§ Request
Provide an exact copy of the data, excluding the images.
====
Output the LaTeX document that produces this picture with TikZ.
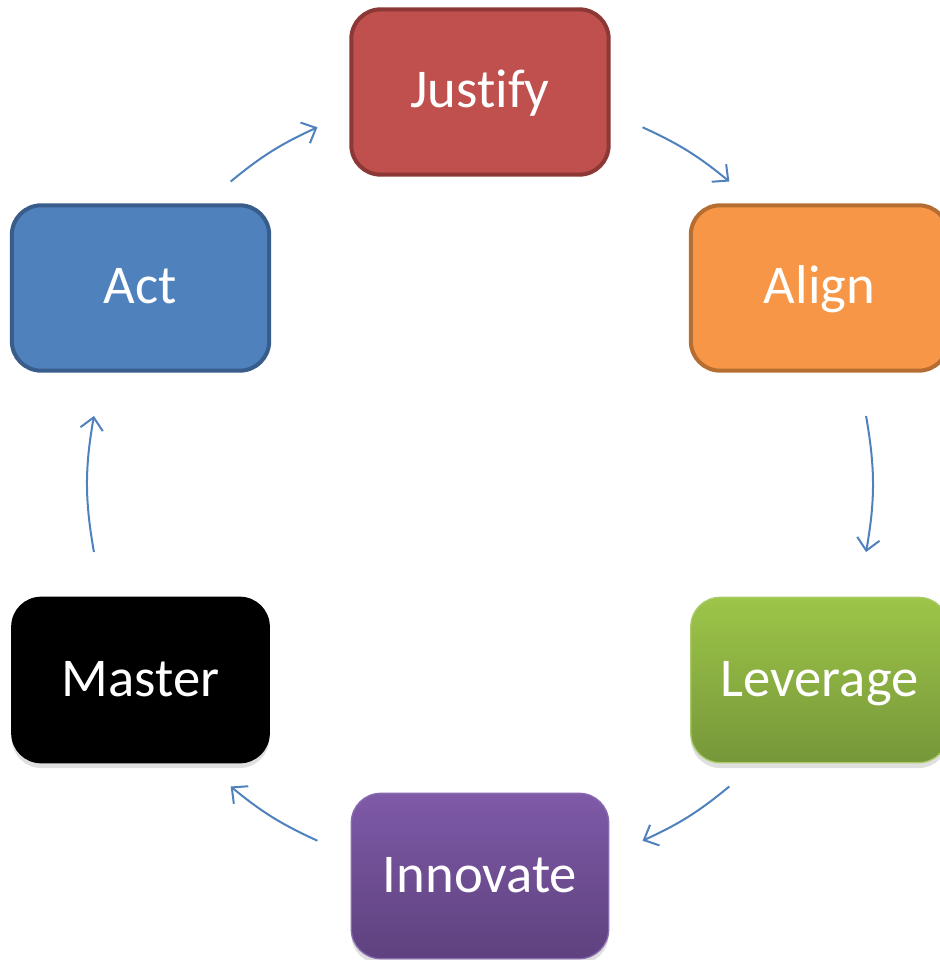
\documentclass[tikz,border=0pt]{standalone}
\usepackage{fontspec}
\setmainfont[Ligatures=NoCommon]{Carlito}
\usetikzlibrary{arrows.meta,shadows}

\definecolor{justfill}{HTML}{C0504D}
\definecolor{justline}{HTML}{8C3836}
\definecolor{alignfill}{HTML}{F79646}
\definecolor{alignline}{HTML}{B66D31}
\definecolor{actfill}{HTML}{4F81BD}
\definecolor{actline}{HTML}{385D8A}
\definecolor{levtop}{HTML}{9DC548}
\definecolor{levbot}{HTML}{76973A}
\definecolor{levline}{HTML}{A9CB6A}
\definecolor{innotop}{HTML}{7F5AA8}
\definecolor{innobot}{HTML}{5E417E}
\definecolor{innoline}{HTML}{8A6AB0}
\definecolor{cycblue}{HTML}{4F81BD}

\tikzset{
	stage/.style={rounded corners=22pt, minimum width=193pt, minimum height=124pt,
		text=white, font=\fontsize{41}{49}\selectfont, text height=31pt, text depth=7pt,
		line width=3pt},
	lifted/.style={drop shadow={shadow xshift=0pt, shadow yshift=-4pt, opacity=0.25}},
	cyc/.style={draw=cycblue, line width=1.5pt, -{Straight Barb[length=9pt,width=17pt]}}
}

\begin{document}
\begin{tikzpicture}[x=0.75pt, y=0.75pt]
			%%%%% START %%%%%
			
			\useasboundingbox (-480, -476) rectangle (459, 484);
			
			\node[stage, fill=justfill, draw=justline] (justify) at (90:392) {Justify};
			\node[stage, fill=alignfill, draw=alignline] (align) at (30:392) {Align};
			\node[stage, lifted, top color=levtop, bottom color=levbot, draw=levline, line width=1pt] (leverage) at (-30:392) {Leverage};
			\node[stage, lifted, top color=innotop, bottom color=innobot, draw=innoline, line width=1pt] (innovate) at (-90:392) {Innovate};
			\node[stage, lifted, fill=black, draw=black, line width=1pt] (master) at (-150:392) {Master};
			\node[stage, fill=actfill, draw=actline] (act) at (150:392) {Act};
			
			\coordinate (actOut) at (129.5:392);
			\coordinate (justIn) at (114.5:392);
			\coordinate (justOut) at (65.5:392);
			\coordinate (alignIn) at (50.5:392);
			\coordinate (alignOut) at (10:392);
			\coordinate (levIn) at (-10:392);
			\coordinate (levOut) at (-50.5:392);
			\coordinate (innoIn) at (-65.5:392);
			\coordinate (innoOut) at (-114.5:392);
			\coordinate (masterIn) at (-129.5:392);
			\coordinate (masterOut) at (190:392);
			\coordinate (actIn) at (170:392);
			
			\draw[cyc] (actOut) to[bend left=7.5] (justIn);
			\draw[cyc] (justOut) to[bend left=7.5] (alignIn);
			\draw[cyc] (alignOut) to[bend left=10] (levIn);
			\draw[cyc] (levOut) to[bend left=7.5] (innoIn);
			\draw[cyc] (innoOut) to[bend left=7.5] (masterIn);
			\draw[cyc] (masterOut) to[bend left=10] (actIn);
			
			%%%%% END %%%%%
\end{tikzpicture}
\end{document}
====
§ Reply to the exercise
Output the LaTeX document that produces this picture with TikZ.
\documentclass[tikz,border=0pt]{standalone}
\usepackage{fontspec}
\setmainfont[Ligatures=NoCommon]{Carlito}
\usetikzlibrary{arrows.meta,shadows}

\definecolor{justfill}{HTML}{C0504D}
\definecolor{justline}{HTML}{8C3836}
\definecolor{alignfill}{HTML}{F79646}
\definecolor{alignline}{HTML}{B66D31}
\definecolor{actfill}{HTML}{4F81BD}
\definecolor{actline}{HTML}{385D8A}
\definecolor{levtop}{HTML}{9DC548}
\definecolor{levbot}{HTML}{76973A}
\definecolor{levline}{HTML}{A9CB6A}
\definecolor{innotop}{HTML}{7F5AA8}
\definecolor{innobot}{HTML}{5E417E}
\definecolor{innoline}{HTML}{8A6AB0}
\definecolor{cycblue}{HTML}{4F81BD}

\tikzset{
	stage/.style={rounded corners=22pt, minimum width=193pt, minimum height=124pt,
		text=white, font=\fontsize{41}{49}\selectfont, text height=31pt, text depth=7pt,
		line width=3pt},
	lifted/.style={drop shadow={shadow xshift=0pt, shadow yshift=-4pt, opacity=0.25}},
	cyc/.style={draw=cycblue, line width=1.5pt, -{Straight Barb[length=9pt,width=17pt]}}
}

\begin{document}
\begin{tikzpicture}[x=0.75pt, y=0.75pt]
			%%%%% START %%%%%
			
			\useasboundingbox (-480, -476) rectangle (459, 484);
			
			\node[stage, fill=justfill, draw=justline] (justify) at (90:392) {Justify};
			\node[stage, fill=alignfill, draw=alignline] (align) at (30:392) {Align};
			\node[stage, lifted, top color=levtop, bottom color=levbot, draw=levline, line width=1pt] (leverage) at (-30:392) {Leverage};
			\node[stage, lifted, top color=innotop, bottom color=innobot, draw=innoline, line width=1pt] (innovate) at (-90:392) {Innovate};
			\node[stage, lifted, fill=black, draw=black, line width=1pt] (master) at (-150:392) {Master};
			\node[stage, fill=actfill, draw=actline] (act) at (150:392) {Act};
			
			\coordinate (actOut) at (129.5:392);
			\coordinate (justIn) at (114.5:392);
			\coordinate (justOut) at (65.5:392);
			\coordinate (alignIn) at (50.5:392);
			\coordinate (alignOut) at (10:392);
			\coordinate (levIn) at (-10:392);
			\coordinate (levOut) at (-50.5:392);
			\coordinate (innoIn) at (-65.5:392);
			\coordinate (innoOut) at (-114.5:392);
			\coordinate (masterIn) at (-129.5:392);
			\coordinate (masterOut) at (190:392);
			\coordinate (actIn) at (170:392);
			
			\draw[cyc] (actOut) to[bend left=7.5] (justIn);
			\draw[cyc] (justOut) to[bend left=7.5] (alignIn);
			\draw[cyc] (alignOut) to[bend left=10] (levIn);
			\draw[cyc] (levOut) to[bend left=7.5] (innoIn);
			\draw[cyc] (innoOut) to[bend left=7.5] (masterIn);
			\draw[cyc] (masterOut) to[bend left=10] (actIn);
			
			%%%%% END %%%%%
\end{tikzpicture}
\end{document}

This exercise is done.